• [Requirement]:
Set down exactly the lines of the records from the top to the line containing "import plotly.graph_objects as go"; include both.
━━━ Dataset
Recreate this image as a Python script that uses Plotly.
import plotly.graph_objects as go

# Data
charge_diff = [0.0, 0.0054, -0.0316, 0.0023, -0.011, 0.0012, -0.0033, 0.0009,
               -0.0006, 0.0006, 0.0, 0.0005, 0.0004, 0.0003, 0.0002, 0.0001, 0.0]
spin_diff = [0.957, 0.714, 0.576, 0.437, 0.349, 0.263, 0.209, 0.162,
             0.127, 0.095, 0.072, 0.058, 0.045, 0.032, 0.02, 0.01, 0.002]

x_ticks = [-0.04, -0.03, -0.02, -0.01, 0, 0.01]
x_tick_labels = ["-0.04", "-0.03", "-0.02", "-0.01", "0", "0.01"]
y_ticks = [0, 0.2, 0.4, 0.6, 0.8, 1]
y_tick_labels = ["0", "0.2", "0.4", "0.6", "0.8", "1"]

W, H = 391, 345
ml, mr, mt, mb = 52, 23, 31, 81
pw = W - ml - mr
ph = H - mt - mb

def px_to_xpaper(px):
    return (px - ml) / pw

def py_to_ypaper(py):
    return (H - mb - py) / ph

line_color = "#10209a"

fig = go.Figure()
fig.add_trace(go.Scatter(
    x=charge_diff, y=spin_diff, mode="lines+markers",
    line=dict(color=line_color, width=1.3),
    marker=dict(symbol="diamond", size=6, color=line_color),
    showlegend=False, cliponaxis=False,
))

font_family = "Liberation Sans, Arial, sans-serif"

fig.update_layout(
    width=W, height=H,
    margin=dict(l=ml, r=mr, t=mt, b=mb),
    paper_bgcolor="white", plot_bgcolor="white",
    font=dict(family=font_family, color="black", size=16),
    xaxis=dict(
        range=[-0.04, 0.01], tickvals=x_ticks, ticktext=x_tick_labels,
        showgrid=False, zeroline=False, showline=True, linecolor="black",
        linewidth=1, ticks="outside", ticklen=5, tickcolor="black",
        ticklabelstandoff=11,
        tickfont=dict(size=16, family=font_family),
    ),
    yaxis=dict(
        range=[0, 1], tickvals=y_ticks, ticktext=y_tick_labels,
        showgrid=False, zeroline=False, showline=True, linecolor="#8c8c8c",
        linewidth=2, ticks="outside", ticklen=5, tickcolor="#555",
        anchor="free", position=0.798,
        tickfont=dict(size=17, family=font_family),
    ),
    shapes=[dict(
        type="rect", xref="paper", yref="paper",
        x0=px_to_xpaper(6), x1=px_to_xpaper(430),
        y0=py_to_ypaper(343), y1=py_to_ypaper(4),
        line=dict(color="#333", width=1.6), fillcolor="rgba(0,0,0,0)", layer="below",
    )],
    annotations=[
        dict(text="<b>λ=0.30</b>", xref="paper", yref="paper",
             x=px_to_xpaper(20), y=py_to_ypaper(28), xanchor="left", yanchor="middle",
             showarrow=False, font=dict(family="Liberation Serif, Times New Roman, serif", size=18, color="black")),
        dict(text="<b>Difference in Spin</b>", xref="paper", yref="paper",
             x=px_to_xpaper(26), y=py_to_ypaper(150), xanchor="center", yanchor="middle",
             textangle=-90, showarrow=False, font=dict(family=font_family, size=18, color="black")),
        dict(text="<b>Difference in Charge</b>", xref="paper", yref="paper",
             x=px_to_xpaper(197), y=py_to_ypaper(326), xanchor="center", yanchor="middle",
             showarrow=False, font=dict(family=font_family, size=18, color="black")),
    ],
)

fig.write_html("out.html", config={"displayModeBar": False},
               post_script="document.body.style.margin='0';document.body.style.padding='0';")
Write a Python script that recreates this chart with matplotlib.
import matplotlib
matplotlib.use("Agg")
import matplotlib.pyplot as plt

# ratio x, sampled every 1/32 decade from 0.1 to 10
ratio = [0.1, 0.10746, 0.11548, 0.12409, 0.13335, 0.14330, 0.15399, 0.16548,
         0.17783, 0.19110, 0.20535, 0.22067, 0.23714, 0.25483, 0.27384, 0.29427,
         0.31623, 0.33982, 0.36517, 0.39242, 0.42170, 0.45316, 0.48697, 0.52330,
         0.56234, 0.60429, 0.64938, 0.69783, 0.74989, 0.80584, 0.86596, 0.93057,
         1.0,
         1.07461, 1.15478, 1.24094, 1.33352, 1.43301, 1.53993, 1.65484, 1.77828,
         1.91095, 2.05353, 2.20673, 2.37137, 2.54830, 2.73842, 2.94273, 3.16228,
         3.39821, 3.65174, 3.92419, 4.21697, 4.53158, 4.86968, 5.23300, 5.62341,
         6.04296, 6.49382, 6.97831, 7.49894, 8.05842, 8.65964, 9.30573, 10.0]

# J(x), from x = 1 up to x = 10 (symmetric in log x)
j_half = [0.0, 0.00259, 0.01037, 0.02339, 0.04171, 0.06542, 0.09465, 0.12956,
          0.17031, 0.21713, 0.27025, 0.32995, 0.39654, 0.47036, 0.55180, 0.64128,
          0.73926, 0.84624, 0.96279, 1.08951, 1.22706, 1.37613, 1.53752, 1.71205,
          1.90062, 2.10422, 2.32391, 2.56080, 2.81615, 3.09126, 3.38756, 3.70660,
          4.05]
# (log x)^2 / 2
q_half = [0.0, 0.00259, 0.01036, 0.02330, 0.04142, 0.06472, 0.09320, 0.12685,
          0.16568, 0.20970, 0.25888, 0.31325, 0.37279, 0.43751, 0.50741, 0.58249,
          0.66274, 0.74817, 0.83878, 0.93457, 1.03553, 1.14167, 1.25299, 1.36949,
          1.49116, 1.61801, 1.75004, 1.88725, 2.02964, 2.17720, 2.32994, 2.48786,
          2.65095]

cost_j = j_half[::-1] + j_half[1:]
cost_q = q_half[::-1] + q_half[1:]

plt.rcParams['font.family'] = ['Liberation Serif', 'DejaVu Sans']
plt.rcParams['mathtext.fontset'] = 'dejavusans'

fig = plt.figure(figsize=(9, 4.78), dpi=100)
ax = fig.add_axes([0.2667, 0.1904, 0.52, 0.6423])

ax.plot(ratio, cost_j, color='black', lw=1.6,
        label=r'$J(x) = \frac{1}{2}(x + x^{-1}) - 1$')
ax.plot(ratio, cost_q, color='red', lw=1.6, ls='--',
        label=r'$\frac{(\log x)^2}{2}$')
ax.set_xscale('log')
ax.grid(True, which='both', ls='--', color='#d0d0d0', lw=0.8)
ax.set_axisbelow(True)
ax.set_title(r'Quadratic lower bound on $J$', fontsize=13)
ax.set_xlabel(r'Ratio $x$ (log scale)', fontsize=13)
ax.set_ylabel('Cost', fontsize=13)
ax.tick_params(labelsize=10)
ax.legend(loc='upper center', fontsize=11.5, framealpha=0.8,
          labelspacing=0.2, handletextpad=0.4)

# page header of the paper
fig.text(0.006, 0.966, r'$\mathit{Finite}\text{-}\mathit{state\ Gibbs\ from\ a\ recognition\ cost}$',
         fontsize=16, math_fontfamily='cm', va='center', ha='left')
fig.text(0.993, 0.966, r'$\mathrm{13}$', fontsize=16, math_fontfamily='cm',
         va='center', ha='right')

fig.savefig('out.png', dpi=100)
━━━━━━
• [Task result]:
Recreate this image as a Python script that uses Plotly.
import plotly.graph_objects as go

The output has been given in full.